The Goofy Game Golf of Searching for the Answer

An unexpected new course was added this week, as I was able to get in 5 rounds. We went back to Blackhawk in Beaver Falls, Pa. about a 45 minute drive. This is the course that has 36 holes and each nine is named 1 2 3 and 4. This is where we finished the front nine in one hour and twenty seven minutes and they told us we would have to speed up. I thought I would never go back but my friend Andy suggested we play there and this time the 36 holes worked out and we played nines 1 through 4. I have to admit I really liked playing the 2 courses and the greens were in great shape running a nice 7 on the stimp and were very smooth. This course features a lot of short par 4’s but has some nice par 3’s and a couple of really long par 5’s. Course 1 and 2 played 6100 yds. and course 3 and 4 played 6300 yds. They both played to a par of 72. Neither one of us played very well as I shot two 81’s and Andy shot 81 and 83. I had already had a hot dog there and really didn’t feel like having another one. Now let me take a deep breath as I write these numbers down, 81, 81, 80, 80, and one final 80. The definition of consistently lousy. I am through with mental madness and have replaced it with I don’t give a shit. This winter I will go through some of these mental experiments but lets just say for now they have failed miserably. It’s back to drawing board and another beautiful week ahead. At least we got course number 92 in and the search will continue, at least for now.

 

The Goofy Game of Golf Searching for the Answer

This week was very active with four rounds played with mostly just blah play, shooting 79, 79, 75, and 79. Some progress made with the putter and a little with the short game but nothing to get excited about. Todays round was interesting because of the raw conditions. We played with a steady light misty rain and enough wind to make 55 degrees feel a hell of a lot colder. Since I have been working on the mental game a little more here are a couple of ideas from other sources. Let me just quote the first one.
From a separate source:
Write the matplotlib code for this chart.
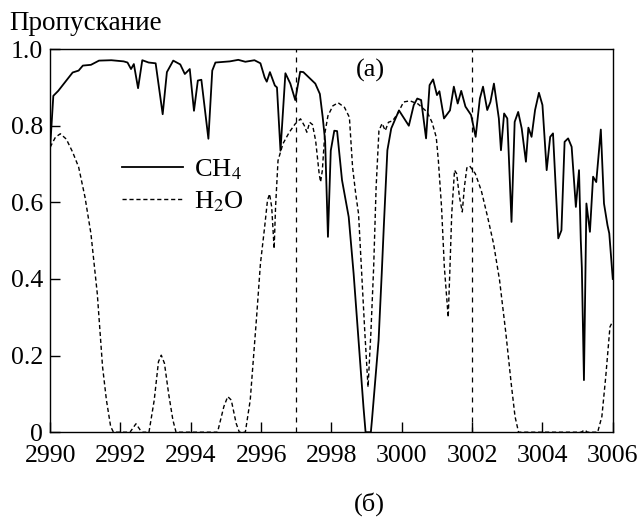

You don’t mean to say you hit the ball with a blank mind?

Yes I do. That is, as far as any part of the stroke is concerned. If I am hitting the ball with a blank mind and a driver I am conscious of thinking how far I want it to go. If I am swinging another club, I think about how far I want the ball to go and what I want it to do when it gets there-roll a bit , or stop short. But as to the stroke, I don’t think about it, section by section, and I don’t believe anybody else does or can. Certainly I never try to teach a pupil to do this or that, at a certain part of the swing. Swing right, and keep your blank mind as much as you can on the shot. Do your thinking before you start your swing.

I wonder if anyone out there  knows who gave such great advice and what year he gave it. One clue: It came from a magazine article but this clue could be misleading. Pretty deep huh.  Another mental philosophy comes from the book Quantum Golf written in 1991 by Kjell Enhager. It is a quirky little book written about of all things a frustrated golfer(do they actually exist) who is about to quit the game. But his pro who is feeling sorry for him  suggests he goes see this reclusive pro and learn Quantum Golf. I highly recommend this if for nothing else it is highly entertaining. The book talks about visualizing the shot.

Once you have a very clear image of what you want to do, then simply let it go forget it. This is called Quantum Vision.

Next week I am headed for San Diego to those quantum grandkids of mine and golf will be put on the back burner. I will reveal the answer of who was the giver of such great advice and maybe getting away for awhile will help me explore the many caverns of the brain. Have a good week.